Stated goal: Collect all lines from the listing that include the string "this".

Input:
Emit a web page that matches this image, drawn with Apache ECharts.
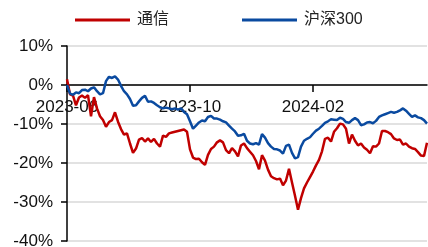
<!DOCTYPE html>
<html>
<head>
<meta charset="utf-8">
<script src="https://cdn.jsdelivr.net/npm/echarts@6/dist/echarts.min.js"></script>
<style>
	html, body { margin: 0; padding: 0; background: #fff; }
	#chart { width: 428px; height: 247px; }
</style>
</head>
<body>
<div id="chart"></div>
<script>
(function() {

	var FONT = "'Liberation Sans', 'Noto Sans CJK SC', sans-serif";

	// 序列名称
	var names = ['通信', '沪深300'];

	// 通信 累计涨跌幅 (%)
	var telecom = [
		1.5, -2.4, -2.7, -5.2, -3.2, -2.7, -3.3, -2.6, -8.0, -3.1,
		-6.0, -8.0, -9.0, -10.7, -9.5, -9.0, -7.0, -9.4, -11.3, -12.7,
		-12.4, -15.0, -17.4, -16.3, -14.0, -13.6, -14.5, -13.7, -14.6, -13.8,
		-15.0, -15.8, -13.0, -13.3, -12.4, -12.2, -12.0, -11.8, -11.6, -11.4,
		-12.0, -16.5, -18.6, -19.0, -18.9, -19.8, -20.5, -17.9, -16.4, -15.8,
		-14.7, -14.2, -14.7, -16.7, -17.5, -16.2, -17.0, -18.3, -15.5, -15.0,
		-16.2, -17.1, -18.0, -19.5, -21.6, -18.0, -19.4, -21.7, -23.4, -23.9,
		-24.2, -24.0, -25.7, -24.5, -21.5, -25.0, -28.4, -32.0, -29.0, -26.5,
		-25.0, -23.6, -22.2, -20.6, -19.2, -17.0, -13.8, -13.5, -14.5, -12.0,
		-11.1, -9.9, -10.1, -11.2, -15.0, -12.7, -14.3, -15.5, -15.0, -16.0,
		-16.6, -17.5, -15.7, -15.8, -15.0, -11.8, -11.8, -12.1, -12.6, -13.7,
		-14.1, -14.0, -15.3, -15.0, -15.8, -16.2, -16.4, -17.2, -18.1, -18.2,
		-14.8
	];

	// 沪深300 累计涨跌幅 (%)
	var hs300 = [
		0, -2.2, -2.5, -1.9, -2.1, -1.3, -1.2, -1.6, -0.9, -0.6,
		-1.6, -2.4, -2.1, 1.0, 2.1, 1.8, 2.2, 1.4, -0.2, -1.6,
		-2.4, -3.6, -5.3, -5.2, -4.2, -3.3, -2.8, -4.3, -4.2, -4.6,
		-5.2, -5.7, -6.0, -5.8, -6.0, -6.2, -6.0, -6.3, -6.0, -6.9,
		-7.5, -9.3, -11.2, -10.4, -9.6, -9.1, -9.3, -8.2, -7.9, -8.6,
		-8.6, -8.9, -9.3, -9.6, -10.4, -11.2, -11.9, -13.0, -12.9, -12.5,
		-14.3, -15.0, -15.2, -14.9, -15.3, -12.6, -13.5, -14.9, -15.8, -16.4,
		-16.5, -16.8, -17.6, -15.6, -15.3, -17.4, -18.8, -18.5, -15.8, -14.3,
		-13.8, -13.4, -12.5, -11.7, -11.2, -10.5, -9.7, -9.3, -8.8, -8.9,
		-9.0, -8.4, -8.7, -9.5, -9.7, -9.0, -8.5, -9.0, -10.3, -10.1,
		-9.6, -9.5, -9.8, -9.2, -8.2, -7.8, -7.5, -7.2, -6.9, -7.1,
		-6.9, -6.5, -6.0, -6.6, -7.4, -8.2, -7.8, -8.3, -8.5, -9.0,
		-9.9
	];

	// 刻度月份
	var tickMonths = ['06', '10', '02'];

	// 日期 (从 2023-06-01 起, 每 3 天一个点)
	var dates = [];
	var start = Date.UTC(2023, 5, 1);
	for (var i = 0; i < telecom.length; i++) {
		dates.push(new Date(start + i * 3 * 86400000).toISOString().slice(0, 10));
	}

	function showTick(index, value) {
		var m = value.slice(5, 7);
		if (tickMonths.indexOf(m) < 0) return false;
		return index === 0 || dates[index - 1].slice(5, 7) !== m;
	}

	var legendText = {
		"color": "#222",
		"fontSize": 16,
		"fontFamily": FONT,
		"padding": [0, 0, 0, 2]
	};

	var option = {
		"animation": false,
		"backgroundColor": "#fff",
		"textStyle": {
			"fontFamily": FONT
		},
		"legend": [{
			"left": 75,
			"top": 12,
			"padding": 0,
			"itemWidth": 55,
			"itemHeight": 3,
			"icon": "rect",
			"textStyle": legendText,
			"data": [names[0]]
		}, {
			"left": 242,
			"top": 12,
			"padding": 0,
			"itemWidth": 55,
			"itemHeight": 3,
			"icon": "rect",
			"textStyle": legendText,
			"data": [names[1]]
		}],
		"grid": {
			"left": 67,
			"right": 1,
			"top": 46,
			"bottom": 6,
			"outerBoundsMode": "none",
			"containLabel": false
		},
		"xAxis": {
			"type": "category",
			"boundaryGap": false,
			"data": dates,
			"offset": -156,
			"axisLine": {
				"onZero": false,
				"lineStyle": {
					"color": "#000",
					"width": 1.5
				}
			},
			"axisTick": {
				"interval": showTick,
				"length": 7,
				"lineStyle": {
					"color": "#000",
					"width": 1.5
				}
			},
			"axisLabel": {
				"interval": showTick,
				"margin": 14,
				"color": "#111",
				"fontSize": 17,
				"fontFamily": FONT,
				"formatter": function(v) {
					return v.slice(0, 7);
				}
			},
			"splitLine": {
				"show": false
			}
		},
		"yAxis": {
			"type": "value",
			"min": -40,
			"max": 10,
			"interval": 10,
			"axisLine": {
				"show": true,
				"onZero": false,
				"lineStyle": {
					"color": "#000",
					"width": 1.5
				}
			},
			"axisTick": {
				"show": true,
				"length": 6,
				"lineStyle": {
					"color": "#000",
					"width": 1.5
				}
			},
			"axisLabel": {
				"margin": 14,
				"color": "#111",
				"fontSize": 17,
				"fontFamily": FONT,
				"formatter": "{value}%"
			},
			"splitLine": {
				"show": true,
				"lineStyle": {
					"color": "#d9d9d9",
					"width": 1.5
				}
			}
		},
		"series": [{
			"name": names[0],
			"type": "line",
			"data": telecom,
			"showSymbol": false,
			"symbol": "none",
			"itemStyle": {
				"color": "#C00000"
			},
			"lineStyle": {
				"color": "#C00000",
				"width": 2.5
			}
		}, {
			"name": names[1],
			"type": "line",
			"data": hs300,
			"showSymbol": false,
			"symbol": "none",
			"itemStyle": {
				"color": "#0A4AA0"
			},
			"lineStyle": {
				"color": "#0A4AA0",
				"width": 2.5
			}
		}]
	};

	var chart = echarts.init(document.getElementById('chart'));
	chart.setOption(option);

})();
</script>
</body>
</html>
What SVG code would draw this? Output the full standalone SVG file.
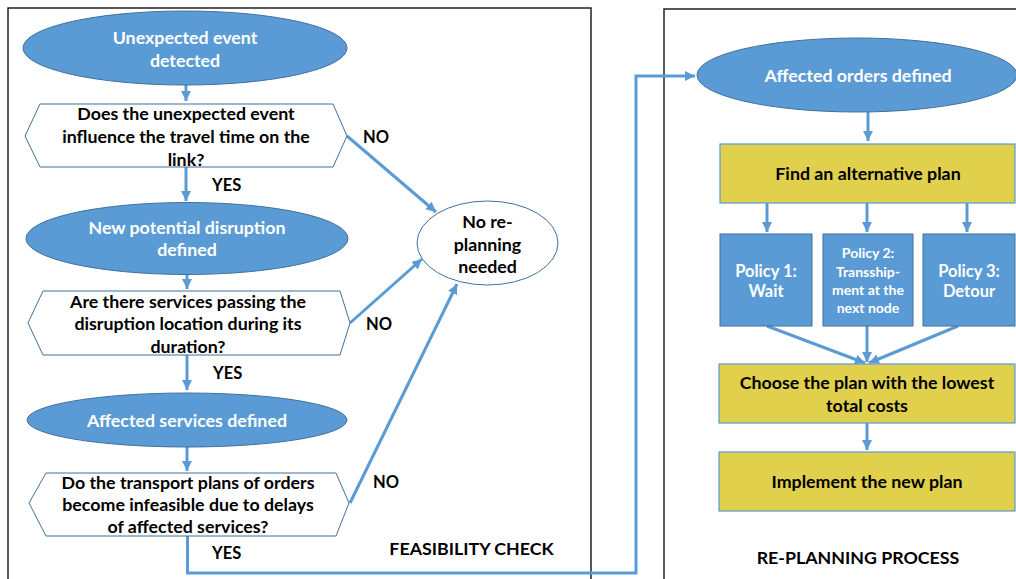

Solved exercise:
Emit a web page that matches this image, drawn with Apache ECharts.
What SVG code would draw this? Output the full standalone SVG file.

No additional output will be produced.